# start of Data section
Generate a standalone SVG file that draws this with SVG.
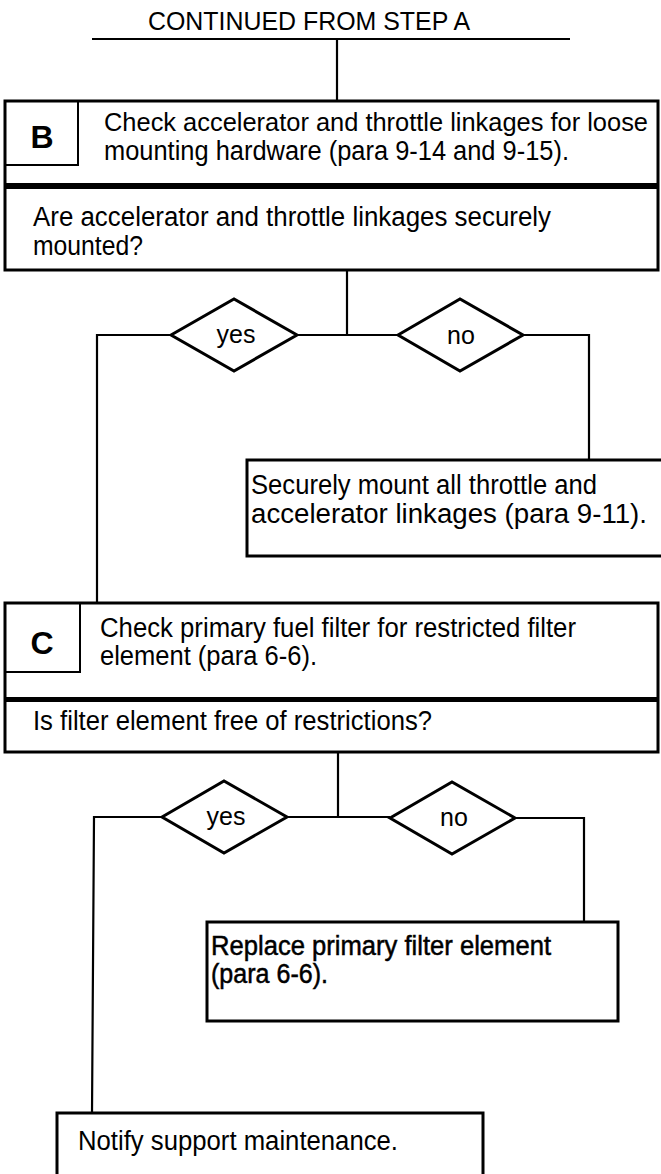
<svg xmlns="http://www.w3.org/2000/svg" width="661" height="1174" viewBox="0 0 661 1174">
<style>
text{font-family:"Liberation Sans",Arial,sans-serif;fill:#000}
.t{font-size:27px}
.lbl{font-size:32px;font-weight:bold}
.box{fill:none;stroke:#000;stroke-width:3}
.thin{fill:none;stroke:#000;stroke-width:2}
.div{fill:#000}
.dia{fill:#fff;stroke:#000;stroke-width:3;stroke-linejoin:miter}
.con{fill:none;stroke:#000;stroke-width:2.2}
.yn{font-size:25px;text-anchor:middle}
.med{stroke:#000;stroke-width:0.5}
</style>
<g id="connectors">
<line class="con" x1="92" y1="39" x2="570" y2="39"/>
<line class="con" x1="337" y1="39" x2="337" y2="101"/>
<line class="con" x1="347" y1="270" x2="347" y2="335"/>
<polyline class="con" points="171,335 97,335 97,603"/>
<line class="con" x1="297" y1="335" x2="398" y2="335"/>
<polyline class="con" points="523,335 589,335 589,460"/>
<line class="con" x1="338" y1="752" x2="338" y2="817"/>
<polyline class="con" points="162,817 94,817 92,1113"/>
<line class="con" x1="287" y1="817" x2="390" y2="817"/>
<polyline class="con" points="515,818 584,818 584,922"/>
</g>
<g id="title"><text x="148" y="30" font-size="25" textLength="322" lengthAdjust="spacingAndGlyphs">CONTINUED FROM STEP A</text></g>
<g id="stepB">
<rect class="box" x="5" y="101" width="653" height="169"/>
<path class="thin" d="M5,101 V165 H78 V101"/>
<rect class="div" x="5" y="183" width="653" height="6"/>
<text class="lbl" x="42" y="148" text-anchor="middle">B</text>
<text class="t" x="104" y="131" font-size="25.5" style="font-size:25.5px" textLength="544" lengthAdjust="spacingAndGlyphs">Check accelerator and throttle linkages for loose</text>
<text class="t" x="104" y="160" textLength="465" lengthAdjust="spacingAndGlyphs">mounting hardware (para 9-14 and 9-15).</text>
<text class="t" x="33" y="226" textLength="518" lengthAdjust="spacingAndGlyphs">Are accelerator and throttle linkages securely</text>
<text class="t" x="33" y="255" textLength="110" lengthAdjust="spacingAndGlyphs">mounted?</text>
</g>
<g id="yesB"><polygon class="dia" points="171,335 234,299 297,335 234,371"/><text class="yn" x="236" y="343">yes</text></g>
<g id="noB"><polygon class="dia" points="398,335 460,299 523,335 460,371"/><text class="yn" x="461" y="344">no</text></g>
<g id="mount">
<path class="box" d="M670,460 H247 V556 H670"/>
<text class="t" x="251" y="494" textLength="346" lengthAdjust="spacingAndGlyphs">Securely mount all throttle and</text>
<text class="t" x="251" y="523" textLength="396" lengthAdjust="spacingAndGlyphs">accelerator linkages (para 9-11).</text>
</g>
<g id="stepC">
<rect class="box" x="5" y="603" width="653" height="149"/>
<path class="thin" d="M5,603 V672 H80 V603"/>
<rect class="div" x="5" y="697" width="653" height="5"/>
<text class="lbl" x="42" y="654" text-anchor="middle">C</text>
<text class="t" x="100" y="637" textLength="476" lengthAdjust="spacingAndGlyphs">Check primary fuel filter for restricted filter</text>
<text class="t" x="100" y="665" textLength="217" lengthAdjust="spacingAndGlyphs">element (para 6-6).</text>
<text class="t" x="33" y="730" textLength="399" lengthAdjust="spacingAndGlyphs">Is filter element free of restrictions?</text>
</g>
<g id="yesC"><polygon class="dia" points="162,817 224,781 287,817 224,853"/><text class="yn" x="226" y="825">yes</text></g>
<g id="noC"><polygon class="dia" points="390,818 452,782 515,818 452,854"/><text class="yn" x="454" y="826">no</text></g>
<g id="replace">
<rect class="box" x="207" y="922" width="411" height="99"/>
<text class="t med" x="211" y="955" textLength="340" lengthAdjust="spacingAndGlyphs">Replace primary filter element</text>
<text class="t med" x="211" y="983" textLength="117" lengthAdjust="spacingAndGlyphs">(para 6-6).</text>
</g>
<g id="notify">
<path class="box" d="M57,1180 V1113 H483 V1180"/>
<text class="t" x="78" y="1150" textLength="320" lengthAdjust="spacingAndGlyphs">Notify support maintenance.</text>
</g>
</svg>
# end of Data section
What you are asked to do -> Keep the pictures out of the copy and return the rest of the data above exactly.

Solution for this exercise ->
Generate a standalone SVG file that draws this with SVG.
<svg xmlns="http://www.w3.org/2000/svg" width="661" height="1174" viewBox="0 0 661 1174">
<style>
text{font-family:"Liberation Sans",Arial,sans-serif;fill:#000}
.t{font-size:27px}
.lbl{font-size:32px;font-weight:bold}
.box{fill:none;stroke:#000;stroke-width:3}
.thin{fill:none;stroke:#000;stroke-width:2}
.div{fill:#000}
.dia{fill:#fff;stroke:#000;stroke-width:3;stroke-linejoin:miter}
.con{fill:none;stroke:#000;stroke-width:2.2}
.yn{font-size:25px;text-anchor:middle}
.med{stroke:#000;stroke-width:0.5}
</style>
<g id="connectors">
<line class="con" x1="92" y1="39" x2="570" y2="39"/>
<line class="con" x1="337" y1="39" x2="337" y2="101"/>
<line class="con" x1="347" y1="270" x2="347" y2="335"/>
<polyline class="con" points="171,335 97,335 97,603"/>
<line class="con" x1="297" y1="335" x2="398" y2="335"/>
<polyline class="con" points="523,335 589,335 589,460"/>
<line class="con" x1="338" y1="752" x2="338" y2="817"/>
<polyline class="con" points="162,817 94,817 92,1113"/>
<line class="con" x1="287" y1="817" x2="390" y2="817"/>
<polyline class="con" points="515,818 584,818 584,922"/>
</g>
<g id="title"><text x="148" y="30" font-size="25" textLength="322" lengthAdjust="spacingAndGlyphs">CONTINUED FROM STEP A</text></g>
<g id="stepB">
<rect class="box" x="5" y="101" width="653" height="169"/>
<path class="thin" d="M5,101 V165 H78 V101"/>
<rect class="div" x="5" y="183" width="653" height="6"/>
<text class="lbl" x="42" y="148" text-anchor="middle">B</text>
<text class="t" x="104" y="131" font-size="25.5" style="font-size:25.5px" textLength="544" lengthAdjust="spacingAndGlyphs">Check accelerator and throttle linkages for loose</text>
<text class="t" x="104" y="160" textLength="465" lengthAdjust="spacingAndGlyphs">mounting hardware (para 9-14 and 9-15).</text>
<text class="t" x="33" y="226" textLength="518" lengthAdjust="spacingAndGlyphs">Are accelerator and throttle linkages securely</text>
<text class="t" x="33" y="255" textLength="110" lengthAdjust="spacingAndGlyphs">mounted?</text>
</g>
<g id="yesB"><polygon class="dia" points="171,335 234,299 297,335 234,371"/><text class="yn" x="236" y="343">yes</text></g>
<g id="noB"><polygon class="dia" points="398,335 460,299 523,335 460,371"/><text class="yn" x="461" y="344">no</text></g>
<g id="mount">
<path class="box" d="M670,460 H247 V556 H670"/>
<text class="t" x="251" y="494" textLength="346" lengthAdjust="spacingAndGlyphs">Securely mount all throttle and</text>
<text class="t" x="251" y="523" textLength="396" lengthAdjust="spacingAndGlyphs">accelerator linkages (para 9-11).</text>
</g>
<g id="stepC">
<rect class="box" x="5" y="603" width="653" height="149"/>
<path class="thin" d="M5,603 V672 H80 V603"/>
<rect class="div" x="5" y="697" width="653" height="5"/>
<text class="lbl" x="42" y="654" text-anchor="middle">C</text>
<text class="t" x="100" y="637" textLength="476" lengthAdjust="spacingAndGlyphs">Check primary fuel filter for restricted filter</text>
<text class="t" x="100" y="665" textLength="217" lengthAdjust="spacingAndGlyphs">element (para 6-6).</text>
<text class="t" x="33" y="730" textLength="399" lengthAdjust="spacingAndGlyphs">Is filter element free of restrictions?</text>
</g>
<g id="yesC"><polygon class="dia" points="162,817 224,781 287,817 224,853"/><text class="yn" x="226" y="825">yes</text></g>
<g id="noC"><polygon class="dia" points="390,818 452,782 515,818 452,854"/><text class="yn" x="454" y="826">no</text></g>
<g id="replace">
<rect class="box" x="207" y="922" width="411" height="99"/>
<text class="t med" x="211" y="955" textLength="340" lengthAdjust="spacingAndGlyphs">Replace primary filter element</text>
<text class="t med" x="211" y="983" textLength="117" lengthAdjust="spacingAndGlyphs">(para 6-6).</text>
</g>
<g id="notify">
<path class="box" d="M57,1180 V1113 H483 V1180"/>
<text class="t" x="78" y="1150" textLength="320" lengthAdjust="spacingAndGlyphs">Notify support maintenance.</text>
</g>
</svg>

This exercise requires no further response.